"Lasciate stare i pensionati", scrivevano ieri Massimo Fracaro e Nicola Saldutti nell'editoriale del Corriere della Sera: "Ci deve pur essere una tregua per chi, dopo anni di lavoro, aspira legittimamente al raggiungimento della pensione". I due autori contestano l'ipotesi del governo Letta di ridurre la spesa previdenziale, e in generale la spesa pubblica, congelando le pensioni sopra i 3mila euro, cioè confermando anche per il 2014 (e forse per gli anni a venire) la non indicizzazione all'inflazione degli assegni previdenziali sopra quella cifra. Nessuno può negare che lo strumento del congelamento (già in vigore negli anni 2012 e 2013 grazie alla riforma Fornero) sia un intervento discutibile, per sua natura emergenziale e poco coerente con i principi della certezza del diritto e dei contratti. Pur tuttavia, non si può contestare che esso riduca nei fatti la portata di una delle maggiori iniquità welfaristiche del nostro tempo: lo squilibrio tra contributi versati e assegni pensionistici ricevuti della quasi totalità degli attuali pensionati italiani.

E' un dato incontrovertibile: costoro ricevono più di quanto hanno dato, beneficiando così di un trasferimento netto di ricchezza tra generazioni. Il peccato d'origine è la riforma pensionistica del 1995 - la cosiddetta riforma Dini - che permise a chi aveva almeno 18 anni di contributi di restare nel sistema retributivo (con la pensione parametrata alle retribuzioni degli ultimi anni) e a chi ne aveva meno di beneficiare di un sistema pro-quota (retributivo per gli anni di contributi pre-Dini e contributivo, cioè basata sul monte-contributi accumulato, solo per gli anni a venire). Ciò ha ritardato di molti anni l'effettivo passaggio dal retributivo al contributivo, che sarà l'unico sistema di calcolo degli assegni previdenziali solo per chi ha versato i suoi primi contributi nel 1996. E' dunque evidente che, al di là degli sforzi compiuti negli anni per elevare l'asticella dell'età pensionabile, il problema principale è rappresentato oggi dall'enorme stock di pensioni e pensionati, alcuni dei quali hanno peraltro lasciato il lavoro molto prima dei sessanta anni (inclusi i casi-limite delle baby pensioni).
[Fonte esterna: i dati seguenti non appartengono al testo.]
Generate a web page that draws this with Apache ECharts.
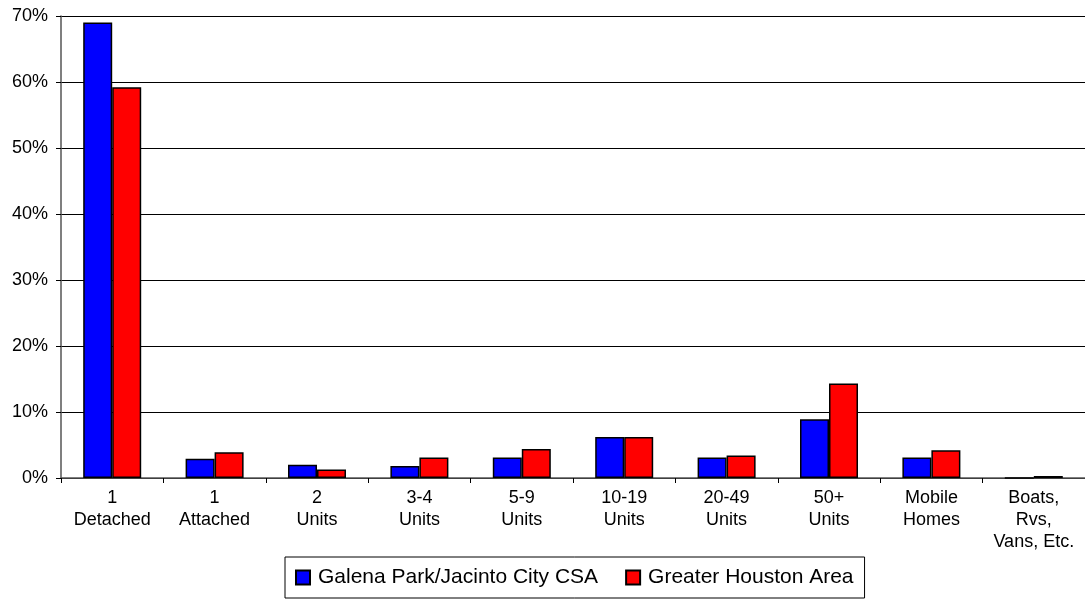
<!DOCTYPE html>
<html><head><meta charset="utf-8">
<script src="https://cdn.jsdelivr.net/npm/echarts@6/dist/echarts.min.js"></script>
<style>html,body{margin:0;padding:0;background:#fff}#c{width:1085px;height:600px}</style>
</head><body><div id="c"></div>
<script>
const categories = ["1\nDetached","1\nAttached","2\nUnits","3-4\nUnits","5-9\nUnits","10-19\nUnits","20-49\nUnits","50+\nUnits","Mobile\nHomes","Boats,\nRvs,\nVans, Etc."];
const galena = [69.0, 2.9, 2.0, 1.8, 3.1, 6.2, 3.1, 8.9, 3.1, 0];
const houston = [59.2, 3.9, 1.3, 3.1, 4.4, 6.2, 3.4, 14.3, 4.2, 0.3];
const seriesNames = ["Galena Park/Jacinto City CSA", "Greater Houston Area"];
const font = "'Liberation Sans', Arial, sans-serif";
const chart = echarts.init(document.getElementById('c'));
chart.setOption({
  animation: false,
  grid: {left: 61, right: -7, top: 16, bottom: 122},
  legend: {
    left: 285, top: 557,
    itemWidth: 14, itemHeight: 14, itemGap: 27,
    borderColor: '#000', borderWidth: 1, padding: [10, 11, 10, 10],
    icon: 'rect',
    textStyle: {fontFamily: font, fontSize: 21, color: '#000', padding: [0, 0, 0, 3]},
    data: seriesNames
  },
  xAxis: {
    type: 'category', data: categories,
    axisLine: {lineStyle: {color: '#555', width: 1.5}},
    axisTick: {show: true, alignWithLabel: false, length: 5, lineStyle: {color: '#000'}},
    axisLabel: {fontFamily: font, fontSize: 18, color: '#000', lineHeight: 22, margin: 9, interval: 0}
  },
  yAxis: {
    type: 'value', min: 0, max: 70, interval: 10,
    axisLine: {show: true, lineStyle: {color: '#555', width: 1.5}},
    axisTick: {show: true, length: 5, lineStyle: {color: '#000'}},
    axisLabel: {fontFamily: font, fontSize: 18, color: '#000', formatter: '{value}%', margin: 13},
    splitLine: {lineStyle: {color: '#000', width: 1}}
  },
  series: [
    {name: seriesNames[0], type: 'bar', data: galena, barWidth: 29, barGap: '0%',
     itemStyle: {color: '#0000ff', borderColor: '#000', borderWidth: 1.5}},
    {name: seriesNames[1], type: 'bar', data: houston, barWidth: 29,
     itemStyle: {color: '#ff0000', borderColor: '#000', borderWidth: 1.5}}
  ]
});
</script></body></html>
C'è tuttavia il risvolto della medaglia. Stiamo assistendo negli ultimi tempi ad un accanimento fiscale focalizzato soprattutto sui consumi e sul patrimonio: Iva, accise, imposte di bollo, tassazione degli immobili. Lo Stato italiano prova a far quadrare i suoi conti sgangherati estraendo ricchezza dai cittadini, grattando i loro risparmi. Di questa stretta fiscale, i pensionati (tutti, non solo la minoranza che percepisce più di 3mila euro mensili) sono tra i più danneggiati. C'è poi un fatto ulteriore, che riguarda l'avvitamento su se stessa di una società declinante: i pensionati sono oggi in molti casi la più grande agenzia di welfare familiare di cui possano godere gli under 40 italiani. Prestatori di ultima istanza, erogatori di sussidi privati di disoccupazione, garanti di mutui per i loro figli o nipoti, badanti di bambini e di grandi vecchi, creditori di attività impreditoriali: i pensionati, anche quelli con assegni generosi, non sono una specie aliena che occupa e opprime la nostra società, ma un ingranaggio cruciale di quel motore stanco e senza benzina che è l'economia italiana. Il punto cruciale, che rende accettabili interventi sugli assegni previdenziali, è capire cosa s'intende fare con le risorse "sottratte" ai pensionati. Se il congelamento è un tentativo disperato di raccattare qualche miliardino di euro per bilanciare una spesa pubblica che purtroppo continua ad aumenta in automatico, nonostante i tanti tentativi più o meno riusciti di razionalizzazione degli ultimi due decenni, allora esso sarà l'ennesima patrimoniale sulle famiglie italiane o comunque su alcune di esse. Se ogni euro risparmiato sulle pensioni finirà nella riduzione della tassazione del reddito da lavoro e d'impresa, avrà avuto molto senso. E' il governo che dovrebbe fare chiarezza a riguardo: la mera manutenzione dei conti pubblici per restare sotto la soglia del 3% del rapporto deficit-Pil non è un obiettivo in sé, da perseguire a botte di tasse e patrimoniali palesi o occulte.